* To be done:
Leaving out every picture, copy the lines of the data exactly, from the first through the line containing "sph_top = [0.0, 0.0, 0.822, 0.887, 0.925, 1.0]".

* Begin Input *

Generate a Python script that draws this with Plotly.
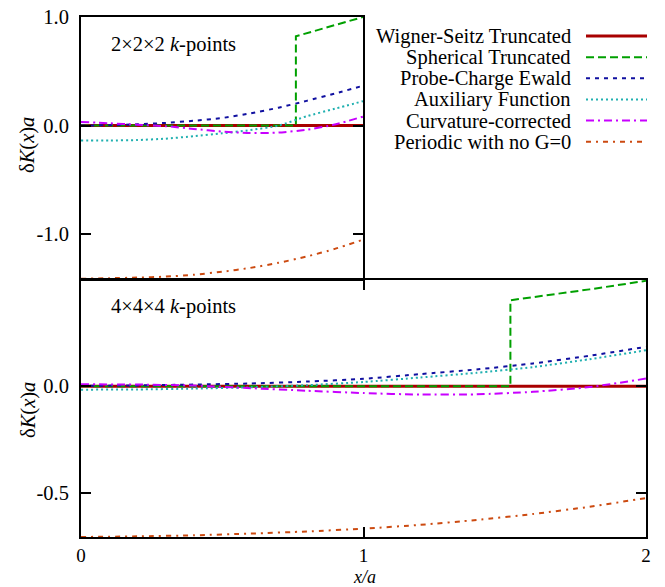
import plotly.graph_objects as go

# ---------------- data ----------------
series_names = ["Wigner-Seitz Truncated", "Spherical Truncated", "Probe-Charge Ewald",
                "Auxiliary Function", "Curvature-corrected", "Periodic with no G=0"]

# 2x2x2 k-points panel
x_top = [0.0, 0.1, 0.2, 0.3, 0.4, 0.5, 0.6, 0.7, 0.8, 0.9, 1.0]
ws_top = [0, 0, 0, 0, 0, 0, 0, 0, 0, 0, 0]
pce_top = [0.0, 0.004, 0.012, 0.025, 0.045, 0.07, 0.113, 0.165, 0.228, 0.295, 0.367]
aux_top = [-0.138, -0.137, -0.133, -0.12, -0.097, -0.071, -0.041, 0.0, 0.086, 0.155, 0.225]
curv_top = [0.034, 0.022, 0.008, -0.005, -0.03, -0.055, -0.068, -0.064, -0.038, 0.01, 0.083]
per_top = [-1.41, -1.405, -1.399, -1.39, -1.373, -1.345, -1.31, -1.263, -1.205, -1.135, -1.05]
x_sph_top = [0.0, 0.762, 0.762, 0.85, 0.9, 1.0]
sph_top = [0.0, 0.0, 0.822, 0.887, 0.925, 1.0]

# 4x4x4 k-points panel
x_bot = [0.0, 0.2, 0.4, 0.6, 0.8, 1.0, 1.2, 1.4, 1.6, 1.8, 2.0]
ws_bot = [0, 0, 0, 0, 0, 0, 0, 0, 0, 0, 0]
pce_bot = [0.002, 0.004, 0.008, 0.013, 0.022, 0.035, 0.057, 0.079, 0.107, 0.143, 0.185]
aux_bot = [-0.016, -0.015, -0.011, -0.005, 0.005, 0.02, 0.041, 0.063, 0.09, 0.127, 0.169]
curv_bot = [0.009, 0.008, 0.003, -0.009, -0.021, -0.032, -0.039, -0.038, -0.026, -0.004, 0.036]
per_bot = [-0.708, -0.705, -0.70, -0.692, -0.682, -0.669, -0.651, -0.628, -0.60, -0.566, -0.525]
x_sph_bot = [0.0, 1.52, 1.52, 1.6, 1.7, 1.8, 1.9, 2.0]
sph_bot = [0.0, 0.0, 0.404, 0.418, 0.436, 0.455, 0.475, 0.495]

top_yticks = [-1.0, 0.0, 1.0]
top_yticklabels = ["-1.0", "0.0", "1.0"]
bot_yticks = [-0.5, 0.0]
bot_yticklabels = ["-0.5", "0.0"]
bot_xticks = [0, 1, 2]
bot_xticklabels = ["0", "1", "2"]
panel_labels = ["2×2×2 <i>k</i>-points", "4×4×4 <i>k</i>-points"]

# ---------------- styles ----------------
colors = ["#a80000", "#00a000", "#1010a0", "#20b0b0", "#c800ff", "#cc4a10"]
dashes = ["solid", "8px,4px", "4px,5px", "2px,3px", "8px,4px,2px,4px", "5px,5px,2px,5px"]
widths = [3, 2, 2, 2, 2, 2]
FONT = "Liberation Serif, Times New Roman, serif"
FS = 20.5
W, H = 665, 587

def px_x(p):
    return p / W

def px_y(p):
    return 1 - p / H

fig = go.Figure()

top_sets = [(x_top, ws_top), (x_sph_top, sph_top), (x_top, pce_top),
            (x_top, aux_top), (x_top, curv_top), (x_top, per_top)]
bot_sets = [(x_bot, ws_bot), (x_sph_bot, sph_bot), (x_bot, pce_bot),
            (x_bot, aux_bot), (x_bot, curv_bot), (x_bot, per_bot)]

for i, (xx, yy) in enumerate(top_sets):
    fig.add_trace(go.Scatter(x=xx, y=yy, mode="lines", name=series_names[i],
                             xaxis="x", yaxis="y", showlegend=False,
                             line=dict(color=colors[i], dash=dashes[i], width=widths[i],
                                       shape="linear" if i == 1 else "spline", smoothing=0.6)))
for i, (xx, yy) in enumerate(bot_sets):
    fig.add_trace(go.Scatter(x=xx, y=yy, mode="lines", name=series_names[i],
                             xaxis="x2", yaxis="y2", showlegend=False,
                             line=dict(color=colors[i], dash=dashes[i], width=widths[i],
                                       shape="linear" if i == 1 else "spline", smoothing=0.6)))

axis_common = dict(showline=True, linecolor="black", linewidth=2, mirror="ticks",
                   ticks="inside", ticklen=10, tickwidth=2, tickcolor="black",
                   showgrid=False, zeroline=False, automargin=False)
tick_font = dict(family=FONT, size=FS, color="black")

fig.update_layout(
    template="none",
    width=W, height=H,
    margin=dict(l=0, r=0, t=0, b=0, pad=0),
    paper_bgcolor="white", plot_bgcolor="white",
    font=dict(family=FONT, size=FS, color="black"),
    xaxis=dict(domain=[px_x(81), px_x(363)], range=[0, 1], anchor="y",
               tickvals=[0, 1], showticklabels=False, tickfont=tick_font, **axis_common),
    yaxis=dict(domain=[px_y(279), px_y(17)], range=[-1.412, 1.0], anchor="x",
               tickvals=top_yticks, ticktext=top_yticklabels, ticklabelstandoff=6,
               tickfont=tick_font, **axis_common),
    xaxis2=dict(domain=[px_x(81), px_x(646)], range=[0, 2], anchor="y2",
                tickvals=bot_xticks, ticktext=bot_xticklabels, ticklabelstandoff=0,
                tickfont=dict(family=FONT, size=19, color="black"), **axis_common),
    yaxis2=dict(domain=[px_y(537), px_y(280)], range=[-0.708, 0.499], anchor="x2",
                tickvals=bot_yticks, ticktext=bot_yticklabels, ticklabelstandoff=6,
                tickfont=tick_font, **axis_common),
    showlegend=False,
)

ann = []
# panel labels
ann.append(dict(x=px_x(109), y=px_y(44), xref="paper", yref="paper", text=panel_labels[0],
                showarrow=False, xanchor="left", yanchor="middle", font=dict(family=FONT, size=FS)))
ann.append(dict(x=px_x(109), y=px_y(306), xref="paper", yref="paper", text=panel_labels[1],
                showarrow=False, xanchor="left", yanchor="middle", font=dict(family=FONT, size=FS)))
# axis titles
ytitle = "δ<i>K</i>(<i>x</i>)<i>a</i>"
ann.append(dict(x=px_x(28), y=px_y(145), xref="paper", yref="paper", text=ytitle, textangle=-90,
                showarrow=False, xanchor="center", yanchor="middle", font=dict(family=FONT, size=FS)))
ann.append(dict(x=px_x(28), y=px_y(410), xref="paper", yref="paper", text=ytitle, textangle=-90,
                showarrow=False, xanchor="center", yanchor="middle", font=dict(family=FONT, size=FS)))
ann.append(dict(x=px_x(364), y=px_y(576.5), xref="paper", yref="paper", text="<i>x/a</i>",
                showarrow=False, xanchor="center", yanchor="middle", borderpad=0,
                font=dict(family=FONT, size=18)))

# manual legend (text on left, line sample on right)
shapes = []
for i, name in enumerate(series_names):
    yc = 36 + 21.15 * i
    ann.append(dict(x=px_x(573), y=px_y(yc), xref="paper", yref="paper", text=name,
                    showarrow=False, xanchor="right", yanchor="middle",
                    font=dict(family=FONT, size=FS)))
    shapes.append(dict(type="line", xref="paper", yref="paper",
                       x0=px_x(586), x1=px_x(647), y0=px_y(yc), y1=px_y(yc),
                       line=dict(color=colors[i], dash=dashes[i], width=widths[i])))

fig.update_layout(annotations=ann, shapes=shapes)
fig.write_html("out.html", config={"displayModeBar": False},
               post_script="document.body.style.margin='0px';document.body.style.overflow='hidden';")
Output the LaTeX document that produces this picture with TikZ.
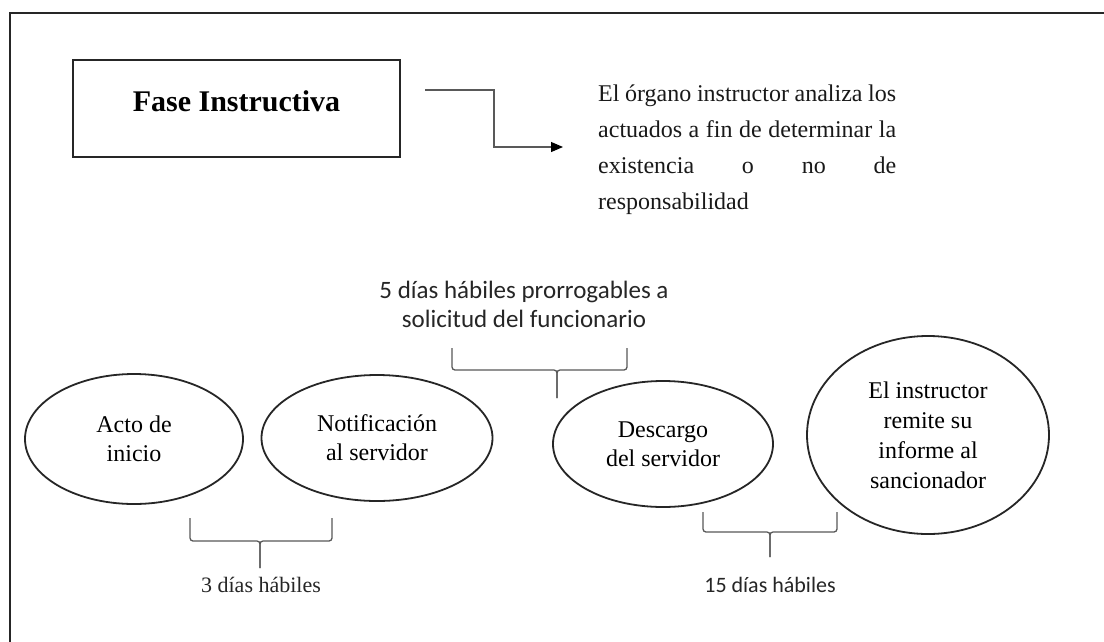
\documentclass[tikz,border=0pt]{standalone}
\usepackage{fontspec}
\setmainfont{Liberation Serif}
\newfontfamily\calibri{Carlito}
\usetikzlibrary{shapes.geometric,arrows.meta}
\begin{document}
\begin{tikzpicture}[x=1pt,y=-1pt,
  frameline/.style={draw=black!85,line width=2.4pt},
  fasebox/.style={draw=black!85,line width=2.4pt,minimum width=327pt,minimum height=97pt,inner sep=0pt},
  stage/.style={ellipse,draw=black!85,line width=1.8pt,inner sep=0pt,align=center,font=\fontsize{24}{29}\selectfont,text=black},
  bracketline/.style={draw=black!65,line width=1.3pt,rounded corners=3pt},
  note/.style={font=\calibri\fontsize{25}{29}\selectfont,align=center,text=black!85},
  flow/.style={draw=black!65,line width=1.1pt,-{Triangle[length=12pt,width=10pt,color=black]}}]
\useasboundingbox (0,0) rectangle (1104,641);
\fill[white] (0,0) rectangle (1104,641);
% outer frame (only top and left visible)
\draw[frameline] (10,700) -- (10,13) -- (1150,13);

% Fase Instructiva box
\node[fasebox] (fase) at (236.5,108.5) {};
\node[font=\bfseries\fontsize{30}{34}\selectfont,text=black] (fasetext) at ([yshift=7pt]fase.center) {Fase Instructiva};

% arrow
\coordinate (a1) at (425,90);
\coordinate (a2) at (563,147);
\draw[flow] (a1) -- (494,90) -- (494,147) -- (a2);

% description
\node[anchor=north west,inner sep=0pt,text width=298pt,align=justify,
      font=\fontsize{24}{36}\selectfont,text=black!90] (desc) at (598,85)
  {\hyphenpenalty=10000 El órgano instructor analiza los\linebreak
   actuados a fin de determinar la\linebreak
   existencia o no de\linebreak
   responsabilidad};

% stages
\node[stage,minimum width=218pt,minimum height=130pt] (s1) at (134,439) {Acto de\\inicio};
\node[stage,minimum width=231pt,minimum height=126pt] (s2) at (377,438) {Notificación\\al servidor};
\node[stage,minimum width=220pt,minimum height=126pt] (s3) at (663,444) {Descargo\\del servidor};
\node[stage,minimum width=242pt,minimum height=198pt,font=\fontsize{24}{30}\selectfont] (s4) at (928,435)
  {El instructor\\remite su\\informe al\\sancionador};

% brackets
\draw[bracketline] (190,518) -- (190,541) -- (260,541) -- (260,568);
\draw[bracketline] (332,518) -- (332,541) -- (260,541) -- (260,568);
\draw[bracketline] (452,348) -- (452,370) -- (557,370) -- (557,398);
\draw[bracketline] (627,348) -- (627,370) -- (557,370) -- (557,398);
\draw[bracketline] (703,512) -- (703,532) -- (770,532) -- (770,557);
\draw[bracketline] (837,512) -- (837,532) -- (770,532) -- (770,557);

% labels
\node[note] (n2) at (524,304) {5 días hábiles prorrogables a\\solicitud del funcionario};
\node[font=\fontsize{22}{26}\selectfont,text=black!85] (n1) at (261,585) {3 días hábiles};
\node[note,font=\calibri\fontsize{22}{26}\selectfont] (n3) at (770,585) {15 días hábiles};
\end{tikzpicture}
\end{document}
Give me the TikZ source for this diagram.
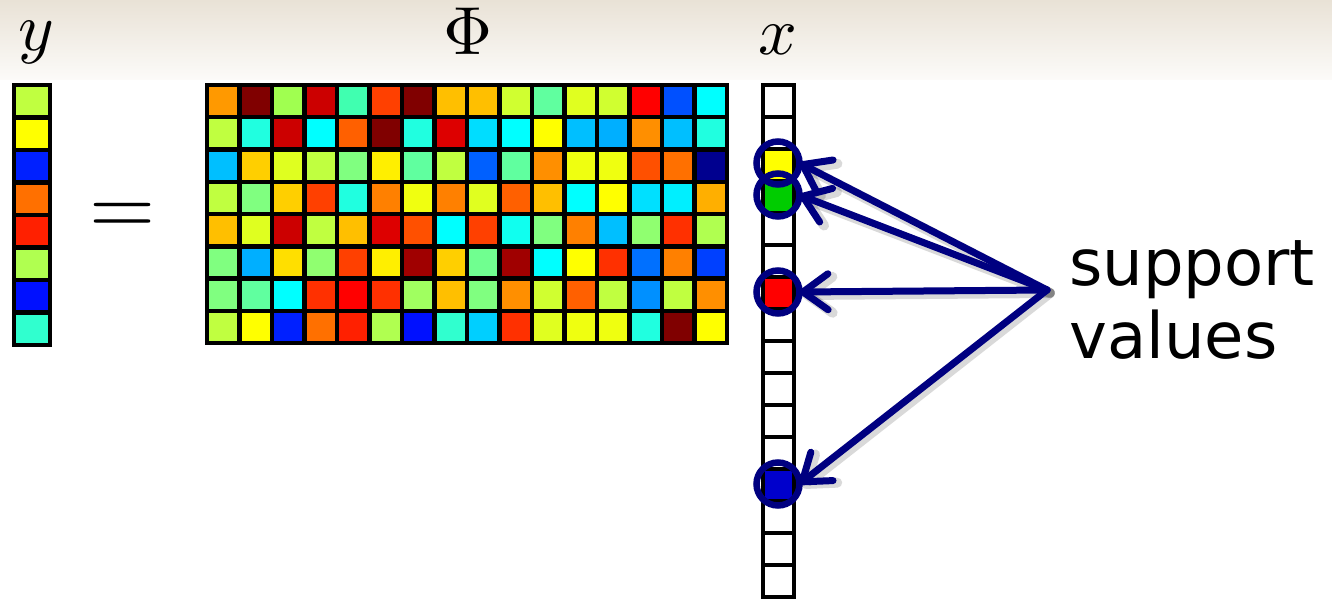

* End Input *

* Solution for this problem:
Generate a Python script that draws this with Plotly.
import plotly.graph_objects as go

# ---------------- data ----------------
series_names = ["Wigner-Seitz Truncated", "Spherical Truncated", "Probe-Charge Ewald",
                "Auxiliary Function", "Curvature-corrected", "Periodic with no G=0"]

# 2x2x2 k-points panel
x_top = [0.0, 0.1, 0.2, 0.3, 0.4, 0.5, 0.6, 0.7, 0.8, 0.9, 1.0]
ws_top = [0, 0, 0, 0, 0, 0, 0, 0, 0, 0, 0]
pce_top = [0.0, 0.004, 0.012, 0.025, 0.045, 0.07, 0.113, 0.165, 0.228, 0.295, 0.367]
aux_top = [-0.138, -0.137, -0.133, -0.12, -0.097, -0.071, -0.041, 0.0, 0.086, 0.155, 0.225]
curv_top = [0.034, 0.022, 0.008, -0.005, -0.03, -0.055, -0.068, -0.064, -0.038, 0.01, 0.083]
per_top = [-1.41, -1.405, -1.399, -1.39, -1.373, -1.345, -1.31, -1.263, -1.205, -1.135, -1.05]
x_sph_top = [0.0, 0.762, 0.762, 0.85, 0.9, 1.0]
sph_top = [0.0, 0.0, 0.822, 0.887, 0.925, 1.0]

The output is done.